INDEPENDENT NEWS

Senator Paul Wellstone - 1944-2002

Published: Sat 26 Oct 2002 07:43 PM
The loss of Senator Paul Wellstone is devastating to the United States, but more so for us aging baby boomers who remember 1960s liberalism when it was still bright and fresh and idealistic. Paul Wellstone fought the good fight for civil rights, for peace, and for all those other progressive causes so denigrated by the "right" and compromised by what passes for the "left" in America today.
To American liberals in all fifty states, Paul Wellstone was Our Senator.
The son of Russian Jewish immigrants, Wellstone grew up in Arlington, Virginia. In 1969, after earning a Ph.D. in political science, Wellstone joined the faculty of Carlton College in Northfield, Minnesota.
According to the New York Times, Professor Wellstone was "a 'rock-the-boat professor' who taught the politics of protest -- a course called 'Social Movements and Grassroots Organizing.'" He was arrested while picketing a bank that had foreclosed on local farmers. In 1988, he co-chaired Jesse Jackson's presidential campaign in Minnesota.
In 1990 he campaigned across the state of Minnesota in an old green bus and defeated the Republican incumbent to win a seat in the United States Senate.
As the Democratic Party moved to the right during the Clinton Administration, Wellstone remained an unreconstructed liberal. In 1997 he retraced the steps of a tour of the poorest places in the nation taken by Robert Kennedy in 1967. He was saddened by how little had changed, and by how much his party had abandoned the poorest of the poor.
"The Democratic Party has lost some of its soul," he said.
Wellstone faced one of his greatest tests recently as the Bush Administration pressured Congress to endorse its plans to invade Iraq. The media pundits were predicting that a vote against the resolution was political suicide, and Wellstone was running slightly behind his Republican challenger. (See the September 28 Mahablog.)
But when the time came, Wellstone stuck with his principles and voted no to the resolution, the only incumbent in a tight re-election fight to do so. After that vote, however, Wellstone began to pull ahead of his opponent and appeared to be winning the election. Last week a statewide poll of 1,000 likely voters gave Wellstone a slight lead, 47 percent to 41 percent, with a margin of sampling error of plus or minus 3 points.
Senator Wellstone was killed today when his twin-engine campaign aircraft crashed in icy weather. The Senator's wife, Sheila; one of the couple's three children, Marcia; members of the senator's staff; and the plane's two pilots also died.
Flags in Washington, D.C. were quickly lowered to half-mast. Senate Majority Leader Tom Daschle said, " Paul Wellstone was the soul of the Senate. He was one of the most noble and courageous men I have ever known. He was a gallant and passionate fighter, especially for the less fortunate."
Joe Conason wrote in Salon: "His patriotism was the profound love of country that emerges as deep, passionate concern for the people and the land.
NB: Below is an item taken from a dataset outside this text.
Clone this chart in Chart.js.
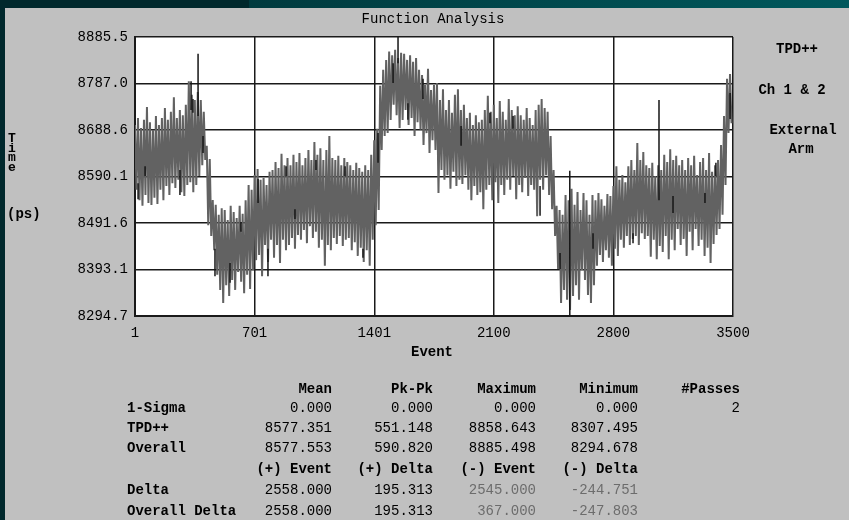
<!DOCTYPE html>
<html>
<head>
<meta charset="utf-8">
<script src="https://cdn.jsdelivr.net/npm/chart.js@4.4.1/dist/chart.umd.min.js"></script>
<style>
  html, body { margin: 0; padding: 0; }
  body {
    width: 849px; height: 520px; position: relative; overflow: hidden;
    background: #00282c;
    font-family: 'Liberation Mono', 'DejaVu Sans Mono', monospace;
    font-size: 14px; color: #000;
  }
  #topbar { position: absolute; left: 249px; top: 0; width: 600px; height: 8px;
            background: linear-gradient(90deg, #003a3e, #00585c); }
  #panel { position: absolute; left: 5px; top: 8px; width: 844px; height: 512px; background: #c0c0c0; }
  #chart { position: absolute; left: 0; top: 0; }
  .t { position: absolute; white-space: pre; line-height: 20px; }
  .c { transform: translateX(-50%); }
  .r { transform: translateX(-100%); }
  .b { font-weight: bold; }
  .s { font-size: 13px; }
  .dim { color: #6c6c6c; }
</style>
</head>
<body>
<div id="topbar"></div>
<div id="panel"></div>
<canvas id="chart" width="849" height="520"></canvas>
<div id="labels"></div>
<script>
// Event axis tick positions
const eventTicks = [1, 701, 1401, 2100, 2800, 3500];
// Time axis tick positions (ps); shown with one decimal
const timeTicks = [8294.678, 8393.148, 8491.618, 8590.088, 8688.558, 8787.028, 8885.498];

// TPD++ pass: upper and lower reading in each sample window (ps)
const tpdHigh = [
  8699, 8714, 8693, 8710, 8737, 8705, 8689, 8718, 8699, 8714, 8735, 8710, 8727, 8758, 8714, 8731, 8720, 8742, 8792, 8763, 8752, 8769, 8752, 8727,
  8655, 8627,
  8540, 8530, 8509, 8523, 8519, 8498, 8528, 8515, 8502, 8528, 8511, 8540, 8572, 8562, 8593,
  8606, 8583, 8587, 8572, 8600, 8604, 8621, 8608, 8638, 8614,
  8629, 8614, 8636, 8621, 8640, 8614, 8629, 8646, 8625, 8663,
  8636, 8650, 8625, 8646, 8676, 8629,
  8625, 8634, 8614, 8629, 8621, 8614, 8604, 8619, 8608, 8600, 8614, 8604,
  8636, 8667, 8691, 8782, 8816,
  8837, 8855, 8847, 8858.643, 8841, 8852, 8850, 8837, 8847, 8833, 8841, 8816,
  8805, 8784, 8818, 8773,
  8784, 8788, 8752, 8775, 8731, 8752, 8725, 8763, 8775, 8731, 8742,
  8714, 8725, 8699, 8720, 8705, 8710,
  8731, 8761, 8727, 8742, 8714,
  8750, 8727, 8710, 8754, 8731, 8720,
  8739, 8720, 8710, 8735, 8714, 8699,
  8731, 8742, 8754, 8735, 8727,
  8676, 8604,
  8528, 8519, 8509,
  8551, 8540, 8564, 8530, 8557, 8519,
  8555, 8540, 8509, 8551,
  8540, 8555, 8542, 8528, 8553, 8549,
  8570, 8612, 8583, 8593, 8578, 8612, 8625,
  8604, 8661, 8625, 8642, 8614,
  8608, 8619, 8591, 8614, 8604,
  8636, 8621, 8648, 8625, 8634, 8614,
  8625, 8604, 8629, 8614, 8634, 8593, 8621,
  8629, 8604, 8640, 8600, 8614, 8625,
  8657, 8718, 8797, 8807
];
const tpdLow = [
  8562, 8540, 8528, 8551, 8534, 8530, 8545, 8532, 8562, 8540, 8570, 8551, 8576, 8566, 8583, 8557, 8549, 8572, 8578, 8557, 8572, 8591, 8614, 8625,
  8487, 8464,
  8434, 8382, 8350, 8322, 8360, 8337, 8371, 8350, 8388, 8367, 8343, 8382, 8352, 8392, 8413,
  8424, 8379, 8445, 8409, 8456, 8418, 8445, 8407, 8456, 8434,
  8445, 8460, 8437, 8466, 8456, 8477, 8449, 8485, 8460, 8473,
  8439, 8456, 8401, 8445, 8434, 8460,
  8447, 8464, 8443, 8456, 8460, 8434, 8451, 8422, 8439, 8409, 8434, 8401,
  8456, 8487, 8519, 8646, 8676,
  8682, 8710, 8742, 8720, 8693, 8710, 8731, 8699, 8714, 8676, 8705, 8689,
  8657, 8682, 8640, 8667,
  8646, 8555, 8604, 8583, 8593, 8564, 8600, 8570, 8583, 8574, 8593,
  8562, 8540, 8570, 8551, 8557, 8521,
  8562, 8572, 8540, 8578, 8534,
  8572, 8551, 8583, 8562, 8591, 8542,
  8572, 8557, 8587, 8549, 8572, 8562,
  8506, 8583, 8562, 8593, 8551,
  8521, 8464,
  8394, 8322, 8350,
  8329, 8307.495, 8337, 8360, 8329, 8392,
  8371, 8339, 8322, 8360,
  8401, 8424, 8409, 8434, 8418, 8401,
  8437, 8422, 8456, 8439, 8464, 8445, 8458,
  8464, 8445, 8470, 8458, 8464,
  8420, 8456, 8415, 8443, 8430,
  8464, 8415, 8456, 8434, 8479, 8445,
  8458, 8422, 8473, 8434, 8479, 8443, 8456,
  8422, 8439, 8407, 8447, 8466, 8479,
  8509, 8572, 8682, 8703
];

// Second pass: short excursions (event, top, bottom in ps)
const passEvents = [19, 60, 264, 329, 340, 370, 399, 469, 557, 621, 721, 779, 885, 937, 1060, 1230, 1335, 1423, 1511, 1540,
                    1598, 1686, 1909, 2078, 2213, 2371, 2488, 2545, 2681, 2915, 3067, 3149, 3336, 3400, 3483];
const passTop = [8576, 8612, 8604, 8792, 8754, 8850, 8676, 8437, 8407, 8494, 8585, 8437, 8612, 8521, 8625, 8612, 8437, 8682, 8830, 8885.498,
                 8745, 8797, 8697, 8725, 8718, 8570, 8428, 8602, 8470, 8470, 8752, 8549, 8555, 8619, 8767];
const passBottom = [8542, 8591, 8551, 8731, 8725, 8718, 8640, 8379, 8365, 8473, 8534, 8379, 8591, 8500, 8604, 8591, 8418, 8619, 8788, 8830,
                    8710, 8754, 8655, 8703, 8691, 8507, 8394, 8294.678, 8437, 8449, 8540, 8513, 8534, 8591, 8712];

// Statistics table
const statHeaders = ['Mean', 'Pk-Pk', 'Maximum', 'Minimum', '#Passes'];
const statRows = [
  { label: '1-Sigma', values: ['0.000', '0.000', '0.000', '0.000', '2'] },
  { label: 'TPD++', values: ['8577.351', '551.148', '8858.643', '8307.495', ''] },
  { label: 'Overall', values: ['8577.553', '590.820', '8885.498', '8294.678', ''] }
];
const deltaHeaders = ['(+) Event', '(+) Delta', '(-) Event', '(-) Delta'];
const deltaRows = [
  { label: 'Delta', values: ['2558.000', '195.313', '2545.000', '-244.751'] },
  { label: 'Overall Delta', values: ['2558.000', '195.313', '367.000', '-247.803'] }
];
const sideLabels = ['TPD++', 'Ch 1 & 2', 'External', 'Arm'];

// ---- build line data ----
const firstEvent = eventTicks[0], lastEvent = eventTicks[eventTicks.length - 1];
const step = (lastEvent - firstEvent) / tpdHigh.length;
const tpdPoints = [];
tpdHigh.forEach((hi, i) => {
  tpdPoints.push({ x: firstEvent + i * step, y: hi });
  tpdPoints.push({ x: firstEvent + i * step + step / 2, y: tpdLow[i] });
});
const passPoints = [];
passEvents.forEach((e, i) => {
  passPoints.push({ x: e, y: passTop[i] });
  passPoints.push({ x: e, y: passBottom[i] });
  passPoints.push({ x: e, y: null });
});

const plotBackground = {
  id: 'plotBackground',
  beforeDraw(chart) {
    const { ctx, chartArea: a } = chart;
    ctx.save();
    ctx.fillStyle = '#ffffff';
    ctx.fillRect(a.left, a.top, a.right - a.left, a.bottom - a.top);
    ctx.restore();
  }
};

const tickFont = { family: "'Liberation Mono', 'DejaVu Sans Mono', monospace", size: 14 };

new Chart(document.getElementById('chart'), {
  type: 'line',
  data: {
    datasets: [
      { label: 'Pass 2', data: passPoints, borderColor: '#161616', borderWidth: 1.5,
        pointRadius: 0, spanGaps: false, order: 0 },
      { label: 'TPD++', data: tpdPoints, borderColor: '#626262', borderWidth: 2,
        pointRadius: 0, order: 1 }
    ]
  },
  options: {
    responsive: false,
    animation: false,
    devicePixelRatio: 1,
    parsing: false,
    layout: { padding: { left: 0, right: 116, top: 37, bottom: 174 } },
    plugins: { legend: { display: false }, tooltip: { enabled: false }, title: { display: false } },
    elements: { line: { tension: 0 } },
    scales: {
      x: {
        type: 'linear', min: firstEvent, max: lastEvent,
        afterBuildTicks: s => { s.ticks = eventTicks.map(v => ({ value: v })); },
        afterFit: s => { s.height = 30; },
        ticks: { font: tickFont, color: '#000', padding: 9, maxRotation: 0, autoSkip: false,
                 callback: v => String(v) },
        grid: { color: '#1a1a1a', lineWidth: 1.5, drawTicks: false },
        border: { color: '#1a1a1a', width: 2 }
      },
      y: {
        type: 'linear', min: timeTicks[0], max: timeTicks[timeTicks.length - 1],
        afterBuildTicks: s => { s.ticks = timeTicks.map(v => ({ value: v })); },
        afterFit: s => { s.width = 135; },
        ticks: { font: tickFont, color: '#000', padding: 7, autoSkip: false,
                 callback: v => Number(v).toFixed(1) },
        grid: { color: '#1a1a1a', lineWidth: 1.5, drawTicks: false },
        border: { color: '#1a1a1a', width: 2 }
      }
    }
  },
  plugins: [plotBackground]
});

// ---- text around the plot ----
const host = document.getElementById('labels');
function put(text, x, y, cls) {
  const d = document.createElement('div');
  d.className = 't ' + (cls || '');
  d.textContent = text;
  d.style.left = x + 'px';
  d.style.top = (y - 10) + 'px';
  host.appendChild(d);
  return d;
}
put('Function Analysis', 433, 19, 'c');
put('Event', 432, 352, 'c b');
['T', 'i', 'm', 'e'].forEach((ch, i) => put(ch, 12, 139 + i * 9.5, 'c b s'));
put('(ps)', 7, 214, 'b');
const sideY = [49, 90, 130, 149];
const sideX = [797, 792, 803, 801];
sideLabels.forEach((s, i) => put(s, sideX[i], sideY[i], 'c b'));

const colRight = [332, 433, 536, 638, 740];
const labelLeft = 127;
statHeaders.forEach((h, i) => put(h, colRight[i], 389, 'r b'));
statRows.forEach((row, r) => {
  const y = 408 + r * 20;
  put(row.label, labelLeft, y, 'b');
  row.values.forEach((v, i) => { if (v) put(v, colRight[i], y, 'r'); });
});
deltaHeaders.forEach((h, i) => put(h, colRight[i], 469, 'r b'));
deltaRows.forEach((row, r) => {
  const y = 490 + r * 20.5;
  put(row.label, labelLeft, y, 'b');
  row.values.forEach((v, i) => put(v, colRight[i], y, 'r' + (i >= 2 ? ' dim' : '')));
});
</script>
</body>
</html>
His lack of pretension and his dedication to healing the injuries of class belied the stereotype of the 'limousine liberal.' File footage running on the networks today showed him being welcomed into the union halls of his state by big, burly men who knew that this liberal intellectual was their best friend." [Joe Conason, Salon, October 25, 2002]
What's Next For Minnesota (And The World)?
Minnesota state law allows the Democrats to replace Senator Wellstone on the ballot. The first name on everyone's lips was Walter Mondale. Fritz Mondale was a Senator for many years and Jimmy Carter's Vice President.
He is 74 years old, which makes him slightly younger than the other "new" Democratic candidate, 78-year-old Frank Lautenberg of New Jersey. Other possibilities include Alan Page, a former Minnesota Viking football player now serving on the Minnesota Supreme Court, and Hubert Humphrey III, the son of Lyndon Johnson's Vice President and a former state attorney general.
The midterm elections will determine which party will control Congress for the next two years. The pundits predict the Republicans will keep the House and the Democrats will keep the Senate, but possibly by only one vote. Wellstone's death make a Democrat majority less likely.